Practices with more than 100 staff carry out 88% of international work, and more than half of these very large practices have at least one office outside the UK.
While the value of international working remains constant, there has been a shift in where this work has come from. Significant growth in work in the Middle East stands out: from £104 million in 2018 to £178 million in 2020. For the profession, this is a rise from 20% of all international work to 38%. The value of Middle East work is back to the kind of levels that we last saw in 2015 and 2016. 

Inauspiciously, after successive years of growth, the value of work from the EU has fallen this year, by over a fifth, although there is still more work from the EU than there was three years ago. Trading in Europe is likely to become more challenging, and it is the region in which practices with fewer than 100 employees are most likely to work.

As an aside, for the first time, the RIBA Benchmarking Survey asked about the value of work in the Arctic or Antarctic. It’s pleasingly to see that RIBA practices are creating buildings in all parts of the world, even if polar work accounts for less than 1% of all overseas work. 

Flattening expenditure 

Turning to expenditure, for the first time since 2012, expenditure has flattened. 

By quite some way, staff are the largest cost category for practices. In 2020, 58% of total expenditure was for staff. From 2012 to 2019 total staff costs had been increasing each year but this too came to an end in 2020. Total staff costs are have fallen and the average payroll cost, across all practice sizes, has decreased by around 7%. The number of people has decreased too; there are just under 5% fewer staff than there were last year, with 42,000 employed now compared to 44,000 in 2019. 

There have also been falls in other areas of expenditure. Premises (6% of costs) and travel (2%) are reduced and look set for a downward trend throughout most of 2021. However, the broad basket of ‘other’ costs has pretty much eaten up the savings made in other areas. Notably, although accounting for a relatively small (just under 2%) portion of overall costs, the average expenditure on professional indemnity insurance has risen by 8%.

Dipping revenue 

And so to profits. In 2019 growing revenue and  expenditure saw profits flatlining. 2020 shows a slight dip in revenue and flat expenditure, so a small dip in profits. Total profit among chartered practices was £518 million in 2020, down a little from £528 million in 2019. In increasingly tough times, so far at least, profits have been holding up fairly well, and chartered practices are again proving their resilience. There is some unevenness here, however; the largest practices have increased their profits while medium and smaller practices have seen them fall back slightly. Overall, profits are around 13% of revenue. Remember though, benchmarking data takes us to May 2020. We’re likely to witness intense pressure on profits through 2020 and into 2021. 

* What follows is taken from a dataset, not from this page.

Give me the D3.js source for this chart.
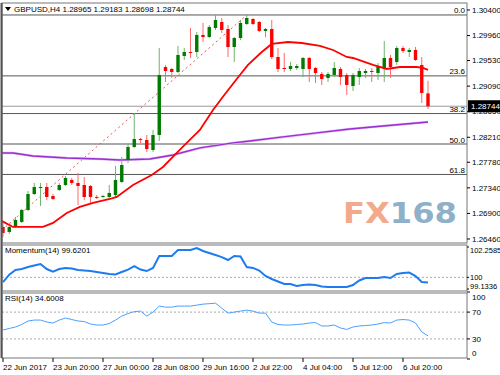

The results mark the end of a sustained period of growth. Revenue has been holding up, but the challenges that chartered practices face already and over the coming months and years will be testing. The monthly RIBA Future Trends report will continue to give a snapshot of how architects feel about future work. For now, after a dramatic fall and recovery in confidence, architects remain positive. Next year’s benchmarking survey will give us the full picture of the damage ­Covid-19 has inflicted.

Thanks to those who spent the time completing the survey this year and to the Fees Bureau and MRM, our research partners.